’cause I am a liar
August 28th
I am an ultimate, extraordinary, professional, and vicious liar. I am a perfectionist in my lies and the gifted architect in creating a web around them. I can lie about anything — things that I need to lie about for personal gain, or I can lie just for fun and the sake of it. I can lie with a straight face, or I can lie weeping and sobbing. I can lie with the stone-faced assuredness of a politician, and I can lie with the humble stuttering of an innocent victim. Hell, I can lie in a way to make the recipient of my lie try to make me believe this lie from their utmost belief in it.
But I don’t practice it anymore.
I stopped lying about two years ago when I got sober. It wasn’t simply necessary to lie. It was a relief to finally stop doing it anymore and, in actuality — that freed a lot of my brain cells for more important things like self-improvement and intellectual growth. I like that new me — sober, moral, ethical, and painfully truthful. To myself that is, I still work on growing balls to be completely truthful toward others. But at least I don’t sugarcoat anything or make false compliments (easy to do just by holding my mouth shut).
And yesterday I wanted to lie. To tell a lie here on this blog, writing an entry about something that hasn’t really happened. Ok, something happened yesterday that I was quite happy about it (it involves meeting an interesting person in my life), but as I sat down to write a post — I realized that what I wanted to write wasn’t the truth. It wasn’t the whole truth — it got colorized in my mind to make it appear more interesting, to make me appear more interesting.

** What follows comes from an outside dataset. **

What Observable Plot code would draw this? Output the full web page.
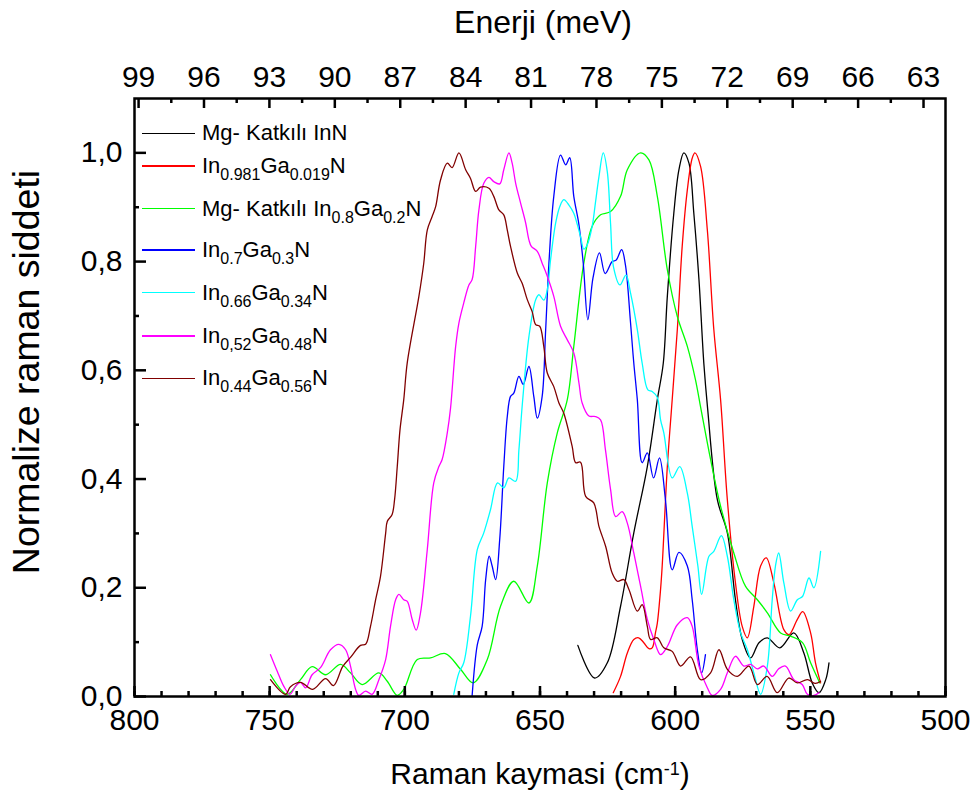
<!DOCTYPE html>
<html><head><meta charset="utf-8">
<script src="https://cdn.jsdelivr.net/npm/d3@7"></script>
<script src="https://cdn.jsdelivr.net/npm/@observablehq/plot@0.6"></script>
<style>
body{margin:0;background:#fff;font-family:"Liberation Sans",Arial,sans-serif;}
#wrap{position:relative;width:980px;height:805px;overflow:hidden;}
#wrap svg{position:absolute;left:0;top:0;}
.t{position:absolute;font-size:30px;line-height:30px;color:#000;white-space:nowrap;}
.t sup{font-size:18px;vertical-align:9px;line-height:0;}
.sw{position:absolute;height:1.4px;width:53px;left:142px;}
.lg{position:absolute;left:202px;font-size:22px;line-height:22px;white-space:nowrap;color:#000;}
.lg sub{font-size:16px;vertical-align:-7px;line-height:0;}
</style></head><body><div id="wrap"></div>
<script>
// ---- data (Raman shift cm^-1, normalized intensity) ----
const seriesNames = ["Mg- Katkılı InN","In0.981Ga0.019N","Mg- Katkılı In0.8Ga0.2N","In0.7Ga0.3N","In0.66Ga0.34N","In0,52Ga0.48N","In0.44Ga0.56N"];
const seriesLabelsHtml = ["Mg- Katkılı InN","In<sub>0.981</sub>Ga<sub>0.019</sub>N","Mg- Katkılı In<sub>0.8</sub>Ga<sub>0.2</sub>N","In<sub>0.7</sub>Ga<sub>0.3</sub>N","In<sub>0.66</sub>Ga<sub>0.34</sub>N","In<sub>0,52</sub>Ga<sub>0.48</sub>N","In<sub>0.44</sub>Ga<sub>0.56</sub>N"];
const seriesColors = ["#000000","#ff0000","#00ff00","#0000ff","#00ffff","#ff00ff","#800000"];

const mgInN = [[636.0,0.094],[629.8,0.034],[625.1,0.062],[620.2,0.166],[615.3,0.301],[610.3,0.423],[606.6,0.546],[604.4,0.613],[602.9,0.736],[600.5,0.889],[598.6,0.969],[596.8,1.0],[594.9,0.981],[593.1,0.889],[591.2,0.767],[589.4,0.613],[588.0,0.53],[584.4,0.362],[580.7,0.301],[577.7,0.178],[575.2,0.105],[572.1,0.071],[569.0,0.099],[565.9,0.108],[561.3,0.0895],[556.1,0.117],[552.4,0.080],[549.3,0.025],[546.8,0.007],[544.3,0.031],[543.1,0.062]];
const in0981 = [[622.9,0.007],[620.2,0.037],[617.7,0.080],[615.3,0.105],[613.5,0.108],[611.6,0.099],[609.7,0.088],[608.5,0.0895],[607.3,0.117],[606.6,0.135],[605.4,0.197],[604.8,0.240],[602.9,0.423],[601.1,0.546],[599.2,0.675],[597.4,0.828],[595.5,0.932],[593.7,0.990],[592.7,1.0],[590.6,0.975],[588.1,0.858],[585.7,0.675],[583.2,0.546],[580.7,0.362],[577.7,0.209],[575.2,0.129],[573.3,0.108],[570.9,0.166],[568.4,0.240],[566.3,0.255],[563.5,0.209],[559.8,0.123],[557.9,0.114],[554.8,0.142],[552.8,0.156],[549.9,0.117],[548.1,0.062],[546.2,0.025]];
const mgIn08 = [[749.7,0.040],[743.5,0.004],[738.6,0.031],[734.3,0.055],[729.3,0.040],[723.8,0.059],[720.1,0.0435],[715.8,0.022],[709.6,0.0435],[706.5,0.028],[702.8,0.002],[700.4,0.013],[695.4,0.068],[690.5,0.071],[685.0,0.079],[679.4,0.050],[674.7,0.025],[669.5,0.068],[664.6,0.166],[659.7,0.212],[654.1,0.172],[651.0,0.240],[647.3,0.393],[643.6,0.485],[639.9,0.546],[637.5,0.644],[633.8,0.797],[630.7,0.865],[627.6,0.886],[623.9,0.892],[620.2,0.920],[617.7,0.969],[612.8,1.0],[609.7,0.987],[606.6,0.920],[602.9,0.785],[599.2,0.699],[595.5,0.644],[592.5,0.583],[590.5,0.53],[586.9,0.436],[583.2,0.350],[578.3,0.264],[574.0,0.203],[569.6,0.178],[565.9,0.154],[561.0,0.117],[557.3,0.111],[552.9,0.099],[549.9,0.062],[546.5,0.025]];
const in07 = [[675.1,0.002],[673.2,0.095],[671.4,0.129],[670.1,0.215],[668.8,0.258],[667.7,0.240],[666.4,0.215],[664.9,0.289],[663.4,0.423],[662.1,0.515],[660.9,0.552],[659.7,0.558],[657.8,0.589],[656.2,0.574],[654.1,0.607],[652.3,0.552],[651.0,0.512],[649.2,0.552],[647.9,0.675],[646.7,0.797],[644.9,0.920],[642.4,0.996],[640.5,0.978],[639.0,0.991],[637.5,0.920],[635.6,0.868],[634.0,0.797],[632.3,0.693],[630.4,0.770],[628.0,0.816],[625.9,0.778],[623.3,0.800],[621.8,0.803],[619.8,0.822],[618.4,0.794],[616.5,0.687],[615.3,0.613],[614.0,0.546],[612.2,0.430],[610.3,0.448],[608.0,0.402],[605.8,0.439],[603.6,0.362],[601.1,0.233],[598.6,0.265],[595.5,0.240],[593.7,0.178],[591.8,0.086],[590.2,0.0435],[588.8,0.077]];
const in066 = [[681.9,0.004],[680.0,0.0435],[678.2,0.062],[675.7,0.148],[673.2,0.270],[670.8,0.301],[668.3,0.344],[665.7,0.393],[663.4,0.384],[661.5,0.402],[659.0,0.396],[657.8,0.454],[656.6,0.534],[654.1,0.662],[651.6,0.730],[650.4,0.739],[648.6,0.729],[647.3,0.748],[646.1,0.803],[644.2,0.871],[642.7,0.901],[641.2,0.914],[639.3,0.904],[637.5,0.889],[636.2,0.868],[635.0,0.846],[633.8,0.823],[632.5,0.831],[630.7,0.865],[629.5,0.908],[628.2,0.956],[626.6,1.0],[625.1,0.965],[623.9,0.870],[622.8,0.79],[620.4,0.757],[618.2,0.775],[616.5,0.742],[614.0,0.675],[612.2,0.613],[610.1,0.564],[608.5,0.561],[606.6,0.550],[605.4,0.509],[604.2,0.485],[601.1,0.402],[598.3,0.423],[595.5,0.374],[593.7,0.313],[591.6,0.240],[590.2,0.188],[587.5,0.258],[585.7,0.267],[582.9,0.296],[580.7,0.258],[578.3,0.178],[575.8,0.117],[573.3,0.086],[570.9,0.0435],[568.4,0.004],[565.9,0.056],[564.1,0.178],[562.9,0.240],[561.7,0.264],[559.8,0.209],[557.3,0.157],[554.8,0.178],[552.9,0.184],[550.5,0.218],[548.7,0.200],[546.2,0.267]];
const in052 = [[749.7,0.077],[747.2,0.0465],[744.8,0.019],[742.5,0.004],[740.4,0.019],[738.6,0.026],[736.7,0.016],[734.3,0.040],[731.2,0.053],[727.5,0.086],[724.4,0.096],[721.9,0.086],[720.1,0.056],[718.2,0.013],[717.0,0.002],[714.5,0.010],[712.1,0.004],[709.6,0.031],[707.1,0.068],[705.3,0.129],[703.4,0.178],[702.2,0.188],[700.4,0.178],[699.1,0.175],[697.3,0.142],[695.8,0.122],[694.2,0.154],[691.7,0.270],[689.3,0.393],[687.4,0.423],[686.2,0.436],[684.3,0.485],[683.1,0.530],[681.2,0.644],[680.0,0.687],[678.2,0.724],[676.3,0.757],[675.1,0.767],[673.8,0.828],[672.6,0.895],[670.8,0.944],[668.9,0.955],[667.1,0.947],[664.9,0.943],[663.4,0.969],[661.5,1.0],[660.3,0.981],[659.0,0.944],[657.2,0.908],[655.3,0.871],[654.1,0.840],[653.2,0.828],[651.0,0.819],[649.2,0.797],[647.3,0.773],[644.9,0.736],[642.4,0.681],[639.9,0.656],[637.5,0.632],[635.6,0.577],[634.4,0.540],[631.9,0.516],[629.5,0.515],[627.6,0.509],[625.8,0.454],[623.9,0.381],[622.0,0.331],[619.6,0.340],[617.7,0.319],[615.3,0.264],[612.8,0.203],[610.3,0.142],[607.9,0.105],[605.4,0.077],[602.9,0.092],[599.2,0.132],[595.5,0.145],[593.7,0.129],[591.2,0.056],[588.1,0.016],[586.3,0.002],[583.2,0.013],[580.7,0.0435],[577.7,0.074],[574.6,0.056],[572.1,0.059],[569.6,0.051],[567.2,0.056],[564.1,0.037],[561.7,0.051],[559.2,0.056],[556.1,0.031],[553.0,0.022],[551.1,0.004],[548.7,0.002],[546.8,0.007]];
const in044 = [[749.7,0.031],[744.1,0.004],[742.3,0.018],[738.6,0.026],[734.1,0.013],[729.3,0.033],[726.4,0.02],[723.0,0.055],[720.1,0.072],[716.4,0.094],[714.5,0.096],[712.7,0.129],[710.8,0.178],[709.0,0.221],[707.1,0.30],[706.5,0.322],[704.7,0.335],[703.8,0.362],[702.8,0.423],[701.8,0.49],[700.4,0.546],[699.1,0.614],[694.8,0.736],[693.0,0.797],[691.7,0.858],[689.9,0.883],[688.6,0.901],[686.8,0.950],[684.3,0.981],[682.5,0.973],[680.0,1.0],[677.5,0.969],[675.7,0.953],[673.8,0.929],[672.0,0.937],[668.9,0.935],[667.1,0.920],[665.2,0.895],[663.4,0.886],[662.1,0.858],[660.9,0.828],[658.4,0.779],[656.6,0.760],[654.7,0.730],[652.9,0.708],[651.6,0.684],[650.1,0.681],[648.6,0.644],[647.3,0.595],[644.9,0.570],[643.0,0.540],[641.2,0.521],[638.1,0.460],[636.8,0.430],[635.0,0.431],[633.1,0.368],[630.1,0.356],[628.2,0.313],[625.7,0.276],[623.3,0.227],[621.4,0.212],[619.0,0.215],[617.1,0.197],[614.0,0.157],[612.2,0.169],[610.3,0.129],[609.1,0.105],[606.6,0.108],[604.2,0.0895],[601.1,0.083],[598.0,0.056],[594.3,0.073],[590.6,0.031],[586.9,0.0435],[583.8,0.086],[580.7,0.050],[577.0,0.037],[572.7,0.056],[569.6,0.022],[566.0,0.037],[562.2,0.007],[558.0,0.034],[554.8,0.025],[551.1,0.031],[548.1,0.024],[546.2,0.028]];
const seriesPoints = [mgInN, in0981, mgIn08, in07, in066, in052, in044];

// ---- axes ----
const xTicks = [800,750,700,650,600,550,500];
const yTicks = [0,0.2,0.4,0.6,0.8,1.0];
const yMinor = [0.1,0.3,0.5,0.7,0.9];
const meVTicks = [99,96,93,90,87,84,81,78,75,72,69,66,63];
const meVMinor = [97.5,94.5,91.5,88.5,85.5,82.5,79.5,76.5,73.5,70.5,67.5,64.5];
const MEV_PER_CM = 0.123984;

const W = 980, H = 805, ML = 134, MR = 35, MT = 98, MB = 109;
const PW = W - ML - MR, PH = H - MT - MB;
const xMinor = d3.range(500, 801, 10);

const data = seriesPoints.flatMap((pts, i) => pts.map(([x, y]) => ({x, y, name: seriesNames[i]})));

const chart = Plot.plot({
  width: W, height: H,
  marginLeft: ML, marginRight: MR, marginTop: MT, marginBottom: MB,
  x: {domain: [800, 500]},
  y: {domain: [0, 1.1]},
  color: {domain: seriesNames, range: seriesColors},
  style: {fontFamily: '"Liberation Sans", Arial, sans-serif', fontSize: "30px", color: "#000", background: "transparent", overflow: "visible"},
  marks: [
    Plot.line(data, {x: "x", y: "y", z: "name", stroke: "name", curve: "catmull-rom", strokeWidth: 1.3}),
    Plot.tickX(xTicks, {x: d => d, insetTop: PH - 10, strokeWidth: 2.5}),
    Plot.tickX(xMinor, {x: d => d, insetTop: PH - 5, strokeWidth: 2.5}),
    Plot.tickY(yTicks, {y: d => d, insetRight: PW - 12, strokeWidth: 2.5}),
    Plot.tickY(yMinor, {y: d => d, insetRight: PW - 5, strokeWidth: 2.5}),
    Plot.tickX(meVTicks, {x: e => e / MEV_PER_CM, insetBottom: PH - 10, strokeWidth: 2.5}),
    Plot.tickX(meVMinor, {x: e => e / MEV_PER_CM, insetBottom: PH - 5, strokeWidth: 2.5}),
    Plot.axisX({anchor: "bottom", ticks: xTicks, tickSize: 0, tickPadding: 12, label: null, fontSize: 30, tickFormat: d => String(d)}),
    Plot.axisX({anchor: "top", ticks: meVTicks.map(e => e / MEV_PER_CM), tickSize: 0, tickPadding: 12, label: null, fontSize: 30, tickFormat: d => String(Math.round(d * MEV_PER_CM))}),
    Plot.axisY({anchor: "left", ticks: yTicks, tickSize: 0, tickPadding: 12, label: null, fontSize: 30, tickFormat: d => d.toFixed(1).replace(".", ",")}),
    Plot.frame({strokeWidth: 2.5})
  ]
});

const wrap = document.getElementById("wrap");
wrap.appendChild(chart);

function addDiv(cls, html, css) {
  const d = document.createElement("div");
  d.className = cls; d.innerHTML = html; Object.assign(d.style, css);
  wrap.appendChild(d); return d;
}
addDiv("t", "Enerji (meV)", {left: "543px", top: "6px", fontSize: "32px", lineHeight: "32px", transform: "translateX(-50%)"});
addDiv("t", "Raman kaymasi (cm<sup>-1</sup>)", {left: "540px", top: "759px", transform: "translateX(-50%)"});
addDiv("t", "Normalize raman siddeti", {left: (26 - 300) + "px", top: (372 - 19) + "px", width: "600px", fontSize: "37.5px", lineHeight: "38px", textAlign: "center", transform: "rotate(-90deg)"});

const legendY = [133.3, 166, 208.7, 250, 292.7, 336, 378.3];
seriesLabelsHtml.forEach((lab, i) => {
  addDiv("sw", "", {top: (legendY[i] - 0.7) + "px", background: seriesColors[i]});
  addDiv("lg", lab, {top: (legendY[i] - 11) + "px"});
});
</script></body></html>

Now — there is a fine and thin and easily malleable line between a lie and a fantasy. And I like my imagination, the way it works in my mind, creating situations and events and even whole new worlds. I will not curb my imagination and actually — I will feed it, so it can go on working wonders I can see through my mind. I enjoy it tremendously. But I need to be careful not to let my imagination seep into the reality of who I am and of the events and people who surround me. I don’t need any unfounded fantasy to affect my newly found sober reality. Things will happen — possibly the way I can imagine them, but probably not exactly. So, I just need to give it time without already having a colorized fantasy built in my head. I don’t want to lie to myself, I know from painful experiences how easy it is to start believing those lies.